The State Board for Community and Technical Colleges (SBCTC) on Dec. 11 announced its launch of OPEN Attribution Builder. The application helps Open Educational Resources (OER) users properly cite their sources, making the OER more user-friendly. The goal behind OER is to make high quality materials easily available to students and instructors at a much lower cost than that of published textbooks and other classroom materials.
“We’ve found that confusion over attribution and licensing is a pain point for many in our system who otherwise want to take advantage of OER,” said Mark Jenkins, SBCTC director for eLearning and open education. “OPEN Attribution Builder Maker solves problems for them by eliminating a barrier to using OER easily and correctly. It’s an important tool in our effort to make teaching with OER an easy choice for our faculty — and for their colleagues across the US and beyond.”
OPEN Attribution Builder, part of SBCTC’s OPEN Washington site which launched in July, is part of SBCTC’s effort to increase the availability of free and low-cost educational materials to students and instructors. By simplifying the attribution process, open source advocates hope to see an increase of open source material adoption in the classroom.
Many of the resources on OPEN Washington — like other OER — are released under open licenses offered by the nonprofit Creative Commons. Under the terms of license, users are required to properly cite the author and licensor.

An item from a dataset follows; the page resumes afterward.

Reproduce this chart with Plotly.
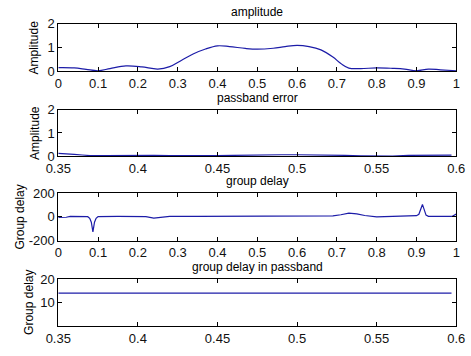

Through the OPEN Attribution Builder and its parent site, OPEN Washington, SBCTC continues to find ways to help reduce costs for students enrolled in Washington’s community and technical colleges. SBCTC and college faculty built and launched in the 2013 the Open Course Library, a collection of open source materials for 81 of the highest-enrolled courses throughout the community and technical colleges. The initiative was funded in part by the Bill & Melinda Gates Foundation and the Washington state Legislature. SBCTC also established an “open” policy to ensure materials of public and grant-funded projects at community and technical colleges are open source and available to any user.